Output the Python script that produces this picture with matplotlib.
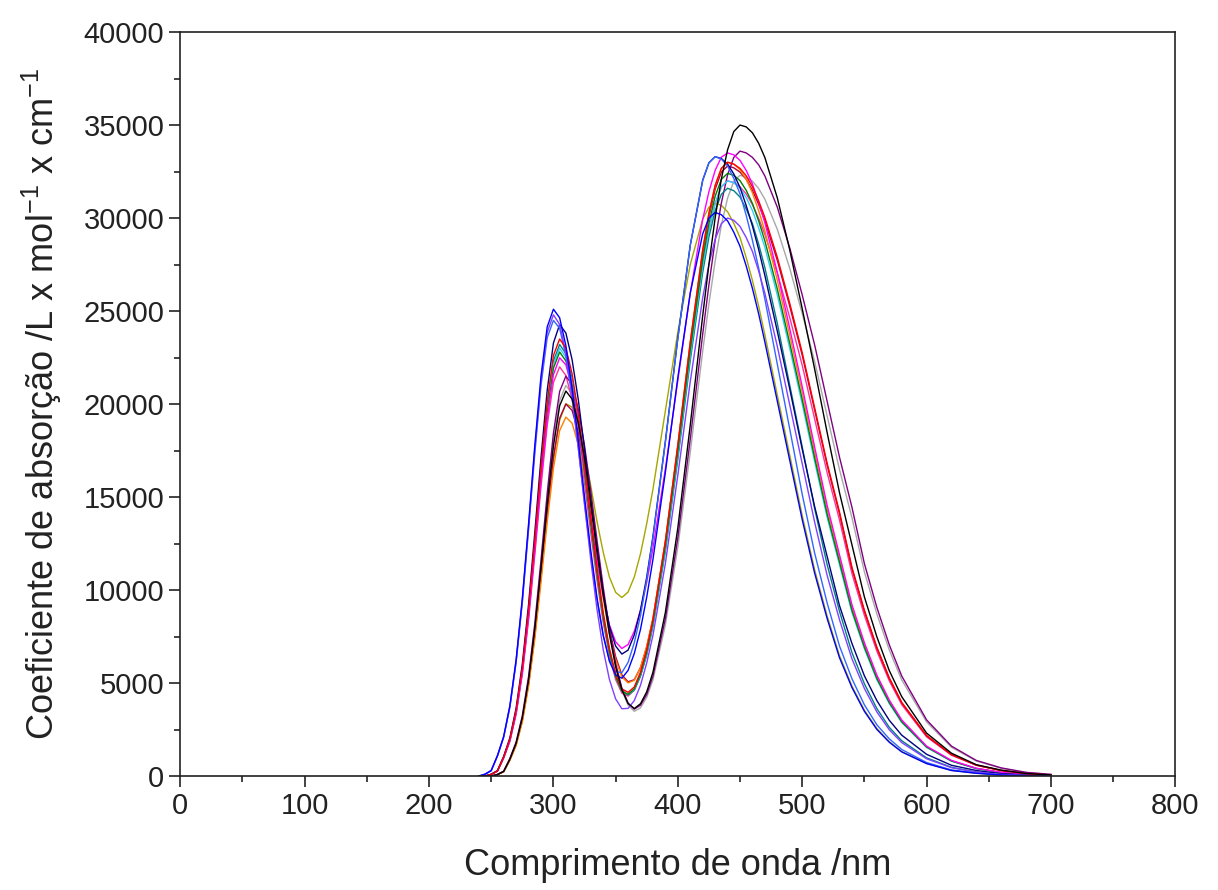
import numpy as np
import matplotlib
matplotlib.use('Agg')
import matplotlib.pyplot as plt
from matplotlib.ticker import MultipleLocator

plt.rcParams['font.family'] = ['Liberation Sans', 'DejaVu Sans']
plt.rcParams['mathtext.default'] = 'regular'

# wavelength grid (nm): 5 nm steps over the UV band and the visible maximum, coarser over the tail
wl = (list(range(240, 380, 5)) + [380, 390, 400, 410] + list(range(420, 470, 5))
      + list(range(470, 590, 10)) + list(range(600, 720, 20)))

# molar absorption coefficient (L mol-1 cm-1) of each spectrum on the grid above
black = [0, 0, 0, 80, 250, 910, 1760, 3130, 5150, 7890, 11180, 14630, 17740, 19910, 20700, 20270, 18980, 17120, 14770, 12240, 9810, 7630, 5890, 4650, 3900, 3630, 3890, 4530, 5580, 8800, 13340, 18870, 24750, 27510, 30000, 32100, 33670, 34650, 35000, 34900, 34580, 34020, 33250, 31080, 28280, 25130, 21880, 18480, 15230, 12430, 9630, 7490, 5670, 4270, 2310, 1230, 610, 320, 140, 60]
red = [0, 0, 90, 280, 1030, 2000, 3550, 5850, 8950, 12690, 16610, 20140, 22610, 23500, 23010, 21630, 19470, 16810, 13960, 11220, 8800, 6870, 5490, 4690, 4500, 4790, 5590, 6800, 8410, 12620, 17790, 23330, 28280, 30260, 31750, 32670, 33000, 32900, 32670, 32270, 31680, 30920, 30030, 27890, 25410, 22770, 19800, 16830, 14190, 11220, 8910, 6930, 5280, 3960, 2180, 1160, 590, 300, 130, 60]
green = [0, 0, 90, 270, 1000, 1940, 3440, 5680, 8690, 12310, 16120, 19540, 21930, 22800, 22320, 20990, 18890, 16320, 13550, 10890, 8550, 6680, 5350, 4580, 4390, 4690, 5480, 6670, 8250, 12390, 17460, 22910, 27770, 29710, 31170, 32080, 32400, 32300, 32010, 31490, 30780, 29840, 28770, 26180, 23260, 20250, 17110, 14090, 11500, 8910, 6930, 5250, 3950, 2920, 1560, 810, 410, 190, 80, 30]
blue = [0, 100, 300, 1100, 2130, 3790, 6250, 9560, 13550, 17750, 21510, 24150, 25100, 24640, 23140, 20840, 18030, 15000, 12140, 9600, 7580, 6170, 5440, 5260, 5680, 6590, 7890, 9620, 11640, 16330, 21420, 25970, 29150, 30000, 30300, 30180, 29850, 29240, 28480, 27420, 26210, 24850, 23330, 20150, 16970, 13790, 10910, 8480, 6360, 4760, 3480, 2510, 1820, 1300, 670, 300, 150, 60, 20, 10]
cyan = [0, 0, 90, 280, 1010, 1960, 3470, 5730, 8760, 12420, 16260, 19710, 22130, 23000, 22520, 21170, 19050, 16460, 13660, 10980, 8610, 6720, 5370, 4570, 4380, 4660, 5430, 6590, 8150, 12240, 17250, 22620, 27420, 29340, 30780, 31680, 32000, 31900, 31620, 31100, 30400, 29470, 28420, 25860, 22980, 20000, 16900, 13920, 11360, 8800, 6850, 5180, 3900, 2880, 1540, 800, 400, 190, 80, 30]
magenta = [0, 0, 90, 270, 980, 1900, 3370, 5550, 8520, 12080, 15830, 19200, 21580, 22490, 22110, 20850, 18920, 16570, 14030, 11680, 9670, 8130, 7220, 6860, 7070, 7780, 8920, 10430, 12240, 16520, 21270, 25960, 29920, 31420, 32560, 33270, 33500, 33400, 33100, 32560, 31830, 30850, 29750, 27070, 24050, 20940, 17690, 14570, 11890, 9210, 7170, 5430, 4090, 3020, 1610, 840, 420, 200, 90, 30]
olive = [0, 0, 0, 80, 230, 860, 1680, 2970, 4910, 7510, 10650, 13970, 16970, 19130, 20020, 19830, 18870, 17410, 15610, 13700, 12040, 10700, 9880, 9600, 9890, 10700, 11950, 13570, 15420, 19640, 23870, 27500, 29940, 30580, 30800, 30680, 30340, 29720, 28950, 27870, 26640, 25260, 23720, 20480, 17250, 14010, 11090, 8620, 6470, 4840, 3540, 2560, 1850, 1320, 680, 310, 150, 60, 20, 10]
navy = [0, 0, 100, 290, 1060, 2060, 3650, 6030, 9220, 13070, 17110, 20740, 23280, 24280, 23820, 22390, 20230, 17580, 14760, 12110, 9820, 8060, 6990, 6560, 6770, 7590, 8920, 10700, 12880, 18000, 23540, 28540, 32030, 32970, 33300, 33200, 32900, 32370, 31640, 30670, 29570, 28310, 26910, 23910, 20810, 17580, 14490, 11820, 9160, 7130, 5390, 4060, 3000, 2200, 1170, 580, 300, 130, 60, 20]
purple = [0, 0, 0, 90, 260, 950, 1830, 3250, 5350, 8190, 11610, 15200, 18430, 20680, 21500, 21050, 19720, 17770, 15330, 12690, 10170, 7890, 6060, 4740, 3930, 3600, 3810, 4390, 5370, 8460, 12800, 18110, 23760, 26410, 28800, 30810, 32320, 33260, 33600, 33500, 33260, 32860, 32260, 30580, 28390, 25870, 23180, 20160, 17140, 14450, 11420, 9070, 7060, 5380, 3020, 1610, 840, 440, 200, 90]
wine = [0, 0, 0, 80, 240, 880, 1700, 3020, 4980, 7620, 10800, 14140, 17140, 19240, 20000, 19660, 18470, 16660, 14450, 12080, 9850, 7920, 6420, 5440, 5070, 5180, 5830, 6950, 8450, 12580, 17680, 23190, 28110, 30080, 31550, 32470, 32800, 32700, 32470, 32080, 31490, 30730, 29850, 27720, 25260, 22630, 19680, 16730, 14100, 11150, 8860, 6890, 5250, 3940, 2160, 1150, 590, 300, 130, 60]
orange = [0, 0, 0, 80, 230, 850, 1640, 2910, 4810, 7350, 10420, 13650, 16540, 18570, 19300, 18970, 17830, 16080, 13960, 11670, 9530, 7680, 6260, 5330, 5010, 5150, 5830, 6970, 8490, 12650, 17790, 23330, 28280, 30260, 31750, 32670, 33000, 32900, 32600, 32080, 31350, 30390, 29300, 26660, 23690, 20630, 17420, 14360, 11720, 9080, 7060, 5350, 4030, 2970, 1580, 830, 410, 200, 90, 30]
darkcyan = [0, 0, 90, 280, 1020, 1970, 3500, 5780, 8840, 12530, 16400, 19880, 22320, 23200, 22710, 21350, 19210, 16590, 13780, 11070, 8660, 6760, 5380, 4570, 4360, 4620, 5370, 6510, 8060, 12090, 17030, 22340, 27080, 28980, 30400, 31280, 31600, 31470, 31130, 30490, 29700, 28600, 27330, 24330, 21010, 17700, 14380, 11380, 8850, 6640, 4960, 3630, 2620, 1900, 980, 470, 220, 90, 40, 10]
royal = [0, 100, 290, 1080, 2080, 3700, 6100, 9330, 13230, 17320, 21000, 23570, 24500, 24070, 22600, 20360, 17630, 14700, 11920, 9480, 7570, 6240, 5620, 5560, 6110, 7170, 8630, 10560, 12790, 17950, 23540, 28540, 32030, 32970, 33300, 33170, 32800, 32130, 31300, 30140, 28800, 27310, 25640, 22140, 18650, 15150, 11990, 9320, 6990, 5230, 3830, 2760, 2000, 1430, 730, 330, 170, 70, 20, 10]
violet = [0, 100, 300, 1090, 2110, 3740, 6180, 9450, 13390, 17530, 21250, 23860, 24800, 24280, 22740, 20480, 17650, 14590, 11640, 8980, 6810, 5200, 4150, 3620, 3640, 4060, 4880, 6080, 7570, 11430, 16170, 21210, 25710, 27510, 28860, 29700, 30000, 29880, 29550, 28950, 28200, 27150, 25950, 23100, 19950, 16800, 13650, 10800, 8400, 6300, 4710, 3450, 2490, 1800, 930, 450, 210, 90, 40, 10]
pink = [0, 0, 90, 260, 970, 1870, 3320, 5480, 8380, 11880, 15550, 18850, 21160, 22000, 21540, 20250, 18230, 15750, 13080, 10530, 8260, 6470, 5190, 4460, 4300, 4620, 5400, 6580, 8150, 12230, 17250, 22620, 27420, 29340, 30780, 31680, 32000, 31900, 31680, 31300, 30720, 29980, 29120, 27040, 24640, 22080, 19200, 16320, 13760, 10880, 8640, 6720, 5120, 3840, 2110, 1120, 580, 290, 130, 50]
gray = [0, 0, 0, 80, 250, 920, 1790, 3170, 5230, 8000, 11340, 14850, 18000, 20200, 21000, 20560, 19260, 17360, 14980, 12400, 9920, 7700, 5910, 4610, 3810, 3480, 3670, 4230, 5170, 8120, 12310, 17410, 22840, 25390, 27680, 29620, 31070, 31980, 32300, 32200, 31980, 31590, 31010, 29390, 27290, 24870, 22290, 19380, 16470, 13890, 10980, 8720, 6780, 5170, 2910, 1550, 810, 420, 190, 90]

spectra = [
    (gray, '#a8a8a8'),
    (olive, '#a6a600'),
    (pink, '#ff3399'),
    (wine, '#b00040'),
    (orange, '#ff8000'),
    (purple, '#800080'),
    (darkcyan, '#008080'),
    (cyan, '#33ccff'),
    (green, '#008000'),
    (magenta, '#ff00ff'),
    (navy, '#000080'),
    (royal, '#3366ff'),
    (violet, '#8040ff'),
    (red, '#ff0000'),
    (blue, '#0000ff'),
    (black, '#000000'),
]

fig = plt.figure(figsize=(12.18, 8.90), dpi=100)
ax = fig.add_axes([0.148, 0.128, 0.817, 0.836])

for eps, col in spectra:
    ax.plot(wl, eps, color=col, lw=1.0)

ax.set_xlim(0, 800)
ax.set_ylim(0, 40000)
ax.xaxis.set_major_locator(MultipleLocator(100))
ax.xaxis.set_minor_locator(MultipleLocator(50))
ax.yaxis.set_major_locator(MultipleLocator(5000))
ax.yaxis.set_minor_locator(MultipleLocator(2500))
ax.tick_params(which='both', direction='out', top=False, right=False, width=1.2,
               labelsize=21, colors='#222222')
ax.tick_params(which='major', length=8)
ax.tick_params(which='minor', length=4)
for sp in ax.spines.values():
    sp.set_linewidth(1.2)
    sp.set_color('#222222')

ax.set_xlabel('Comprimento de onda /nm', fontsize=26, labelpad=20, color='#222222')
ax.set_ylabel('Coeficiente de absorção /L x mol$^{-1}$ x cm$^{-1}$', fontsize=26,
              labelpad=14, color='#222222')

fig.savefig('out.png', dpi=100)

++++++++++

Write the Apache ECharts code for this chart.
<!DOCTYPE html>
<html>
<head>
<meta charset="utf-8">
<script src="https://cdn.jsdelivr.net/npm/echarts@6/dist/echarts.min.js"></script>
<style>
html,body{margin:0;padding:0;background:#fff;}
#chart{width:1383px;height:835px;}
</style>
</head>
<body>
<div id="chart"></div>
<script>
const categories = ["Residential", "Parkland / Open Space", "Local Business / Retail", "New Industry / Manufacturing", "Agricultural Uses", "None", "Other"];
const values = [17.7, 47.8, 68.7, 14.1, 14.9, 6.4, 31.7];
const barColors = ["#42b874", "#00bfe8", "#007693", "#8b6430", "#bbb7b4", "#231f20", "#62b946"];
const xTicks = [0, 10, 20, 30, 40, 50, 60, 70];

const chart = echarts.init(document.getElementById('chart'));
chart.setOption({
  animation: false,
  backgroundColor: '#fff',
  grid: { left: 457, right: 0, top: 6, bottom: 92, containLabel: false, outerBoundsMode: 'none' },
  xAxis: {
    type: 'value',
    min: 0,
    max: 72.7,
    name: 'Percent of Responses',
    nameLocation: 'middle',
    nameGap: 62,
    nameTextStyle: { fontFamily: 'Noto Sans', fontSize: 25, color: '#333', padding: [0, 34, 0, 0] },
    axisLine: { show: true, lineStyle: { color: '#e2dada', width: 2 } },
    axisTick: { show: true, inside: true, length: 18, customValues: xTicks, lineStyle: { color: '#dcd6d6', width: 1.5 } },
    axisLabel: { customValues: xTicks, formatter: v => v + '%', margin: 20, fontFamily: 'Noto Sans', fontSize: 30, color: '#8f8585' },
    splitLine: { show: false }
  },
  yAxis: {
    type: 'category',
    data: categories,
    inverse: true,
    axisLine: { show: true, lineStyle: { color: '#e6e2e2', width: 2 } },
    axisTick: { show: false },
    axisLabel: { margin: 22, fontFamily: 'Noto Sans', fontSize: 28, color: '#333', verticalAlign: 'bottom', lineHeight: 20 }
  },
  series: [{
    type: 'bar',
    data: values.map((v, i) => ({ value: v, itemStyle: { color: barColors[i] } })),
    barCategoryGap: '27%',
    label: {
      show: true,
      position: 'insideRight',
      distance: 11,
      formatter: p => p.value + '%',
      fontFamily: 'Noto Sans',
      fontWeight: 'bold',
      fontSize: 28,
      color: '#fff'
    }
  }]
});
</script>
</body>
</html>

++++++++++

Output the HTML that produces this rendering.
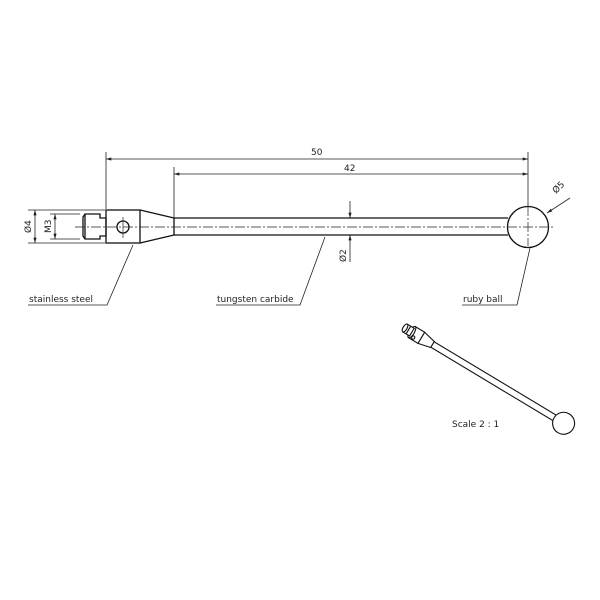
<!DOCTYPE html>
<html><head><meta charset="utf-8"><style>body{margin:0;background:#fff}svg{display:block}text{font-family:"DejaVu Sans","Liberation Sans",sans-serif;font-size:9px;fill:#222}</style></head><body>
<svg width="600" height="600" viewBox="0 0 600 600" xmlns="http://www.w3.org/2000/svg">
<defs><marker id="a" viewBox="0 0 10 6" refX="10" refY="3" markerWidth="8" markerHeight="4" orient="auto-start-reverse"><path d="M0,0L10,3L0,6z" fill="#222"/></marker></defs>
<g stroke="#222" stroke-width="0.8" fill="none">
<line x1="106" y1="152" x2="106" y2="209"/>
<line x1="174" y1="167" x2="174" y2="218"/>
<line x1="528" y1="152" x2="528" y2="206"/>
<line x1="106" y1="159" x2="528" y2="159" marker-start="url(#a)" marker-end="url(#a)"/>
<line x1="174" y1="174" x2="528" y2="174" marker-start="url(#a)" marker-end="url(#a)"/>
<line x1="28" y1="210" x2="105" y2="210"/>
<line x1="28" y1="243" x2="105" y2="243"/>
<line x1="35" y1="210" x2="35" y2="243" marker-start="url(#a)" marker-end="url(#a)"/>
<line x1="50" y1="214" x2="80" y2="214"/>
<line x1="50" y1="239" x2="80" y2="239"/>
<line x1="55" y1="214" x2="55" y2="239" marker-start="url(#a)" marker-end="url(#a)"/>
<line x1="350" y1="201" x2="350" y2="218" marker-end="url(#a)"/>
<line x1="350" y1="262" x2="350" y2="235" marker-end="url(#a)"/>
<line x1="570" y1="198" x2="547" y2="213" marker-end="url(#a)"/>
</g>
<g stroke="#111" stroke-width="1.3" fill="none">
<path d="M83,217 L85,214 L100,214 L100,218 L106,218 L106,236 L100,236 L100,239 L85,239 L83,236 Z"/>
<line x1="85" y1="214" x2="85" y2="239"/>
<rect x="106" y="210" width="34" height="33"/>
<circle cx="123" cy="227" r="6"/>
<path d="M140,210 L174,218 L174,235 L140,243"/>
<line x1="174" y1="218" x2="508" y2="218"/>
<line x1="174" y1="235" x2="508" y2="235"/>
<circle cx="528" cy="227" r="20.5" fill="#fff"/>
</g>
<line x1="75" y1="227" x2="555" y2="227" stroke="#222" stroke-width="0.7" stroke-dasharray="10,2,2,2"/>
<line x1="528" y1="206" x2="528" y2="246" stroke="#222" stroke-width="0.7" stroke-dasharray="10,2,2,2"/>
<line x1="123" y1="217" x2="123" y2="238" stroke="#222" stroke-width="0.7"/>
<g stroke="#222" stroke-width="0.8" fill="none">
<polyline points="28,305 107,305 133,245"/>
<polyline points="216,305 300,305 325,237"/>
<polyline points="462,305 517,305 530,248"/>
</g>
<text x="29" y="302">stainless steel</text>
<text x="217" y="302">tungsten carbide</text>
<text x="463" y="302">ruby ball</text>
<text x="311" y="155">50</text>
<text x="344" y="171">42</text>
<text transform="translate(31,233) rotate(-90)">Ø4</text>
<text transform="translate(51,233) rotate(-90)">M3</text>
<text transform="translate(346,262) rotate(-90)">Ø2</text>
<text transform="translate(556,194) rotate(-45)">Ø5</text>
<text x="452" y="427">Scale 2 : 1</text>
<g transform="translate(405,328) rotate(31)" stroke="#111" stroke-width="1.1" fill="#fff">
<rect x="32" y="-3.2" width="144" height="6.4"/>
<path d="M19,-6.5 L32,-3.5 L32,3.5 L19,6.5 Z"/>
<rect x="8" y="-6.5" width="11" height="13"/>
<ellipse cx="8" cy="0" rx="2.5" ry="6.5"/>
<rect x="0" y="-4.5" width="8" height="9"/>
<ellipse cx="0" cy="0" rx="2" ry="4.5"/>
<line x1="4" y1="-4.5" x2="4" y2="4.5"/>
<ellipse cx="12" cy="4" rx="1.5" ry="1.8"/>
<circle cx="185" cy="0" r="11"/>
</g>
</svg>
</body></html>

++++++++++

• [INSTRUCTION]: Looking above, find the stretch of lines that opens with the one holding "Output the Python" and closes with the one holding "plt.rcParams['mathtext.default'] = 'regular'". Copy it exactly, pictures excluded.

• [WORKED SOLUTION]:
Output the Python script that produces this picture with matplotlib.
import numpy as np
import matplotlib
matplotlib.use('Agg')
import matplotlib.pyplot as plt
from matplotlib.ticker import MultipleLocator

plt.rcParams['font.family'] = ['Liberation Sans', 'DejaVu Sans']
plt.rcParams['mathtext.default'] = 'regular'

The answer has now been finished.